Parsing with Haskell

kubb · on July 7, 2022

This is one way to do it, but there is another way, which has some advantages, namely using the parsec combinator library. The latter allows you to write a lexerless parser and avoid any code generators. It's the more interesting one for sure.

aroccoli · on July 7, 2022

Yes, you can do it that way!

We also cover parser combinators on our blog for the interested: https://serokell.io/blog/parser-combinators-in-haskell

And if you want to see what are the benefits of this approach over parser combinators, the second part of this series covers a little bit of that: https://serokell.io/blog/parsing-with-happy#happy-vs.-megapa...

massysett · on July 7, 2022

These days megaparsec might be a better way to get started as it has built on Parsec to improve the speed and documentation.

https://markkarpov.com/tutorial/megaparsec.html https://hackage.haskell.org/package/megaparsec

However it does rely on some GHC extensions, which makes things a bit more complicated for beginners, so for simplicity's sake it might be easier to start with Parsec and one of the old papers that goes with it.

sondr3 · on July 7, 2022

It doesn't need any extensions to work, the only reason `OverloadedStrings` is enabled in the tutorial is because the parser uses `Text` over `String` to parse the input.

johnday · on July 7, 2022

In fact, I would recommend against enabling OverloadedStrings while writing parsers, since it can be confusing.
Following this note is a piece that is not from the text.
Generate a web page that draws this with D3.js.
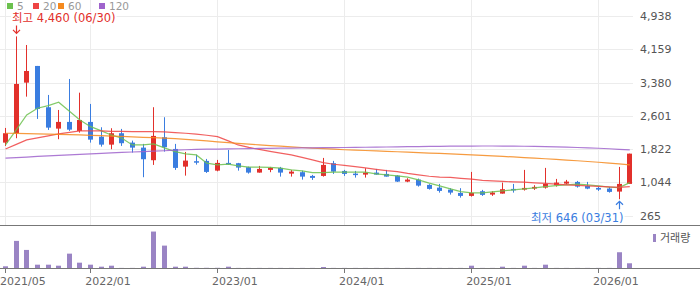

Some bright spark added an IsString instance for IsString a => Parser a, meaning that "Hello" is a parser for the string "Hello". It also means that `many "Hello"` will parse "HelloHelloHello", which is kinda cool but confusing for a beginner.

massysett · on July 7, 2022

From Text.Megaparsec:

    {-# LANGUAGE FlexibleContexts #-}
    {-# LANGUAGE FlexibleInstances #-}
    {-# LANGUAGE MultiParamTypeClasses #-}
    {-# LANGUAGE RankNTypes #-}
    {-# LANGUAGE Safe #-}
    {-# LANGUAGE ScopedTypeVariables #-}
    {-# LANGUAGE TypeFamilies #-}
    {-# LANGUAGE UndecidableInstances #-}

And you do have to understand TypeFamilies to use Megaparsec.

nimih · on July 7, 2022

> And you do have to understand TypeFamilies to use Megaparsec.

This is only the case if you're using custom input streams, right? Writing a parser that just operates on ByteString/Text seems like a pretty gentle/reasonable introduction to this style of parsing and doesn't require any understanding of TypeFamilies as far as I can tell (I certainly didn't understand TypeFamilies when I learned to use megaparsec).

massysett · on July 8, 2022

The types of many basic and essential functions, including ‘satisfy’ and ‘token’, use type families with associated types, but yes, it is possible to use megaparsec without actually understanding the types.

simonmic · on July 11, 2022

No you don't.

brennvin · on July 7, 2022

I have never understood why (some) people want to write lexerless parsers. Lexing lets you approach two different concerns separately. What is not to like?

kadoban · on July 7, 2022

For haskell, I think a lot of it is just that parser combinators are _very_ satisfying and memorable. They're what made the whole Functor/Applicative/Monad thing really click for a lot of people as an interesting/useful thing beyond just IO.

egl2021 · on July 7, 2022

Two reasons in the wild:

1. You might not know a priori that the lexical analysis can be done without any knowledge of the surrounding grammatical context.

2. You may be able to give more informative error messages if you know the grammatical context.

simonmic · on July 11, 2022

Agreed, and I would state it more strongly: it's unclear how / significant extra work to provide good error messages if you have a separate lexer stage. And sooner or later you will want good error messages.

bitmapper · on July 7, 2022

For simple languages, it can be a bit of a pain to write and maintain a lexer and a parser. For example, if I'm gonna parse JSON and nothing more, I think it's a bit silly to use a two external DSLs when I could use a simple eDSL. I think Happy and Alex both have their places, absolutely. For parsing full on programming languages I can imagine using parser combinators to be a bit painful. But parser combinators work great for a lot of cases.

nimih · on July 7, 2022

You can still have a lexing step when using a parsing combinator approach, and in practice you probably should for complex parsing tasks. Unfortunately, I'm not sure I've ever read a tutorial which really walks through doing such a thing.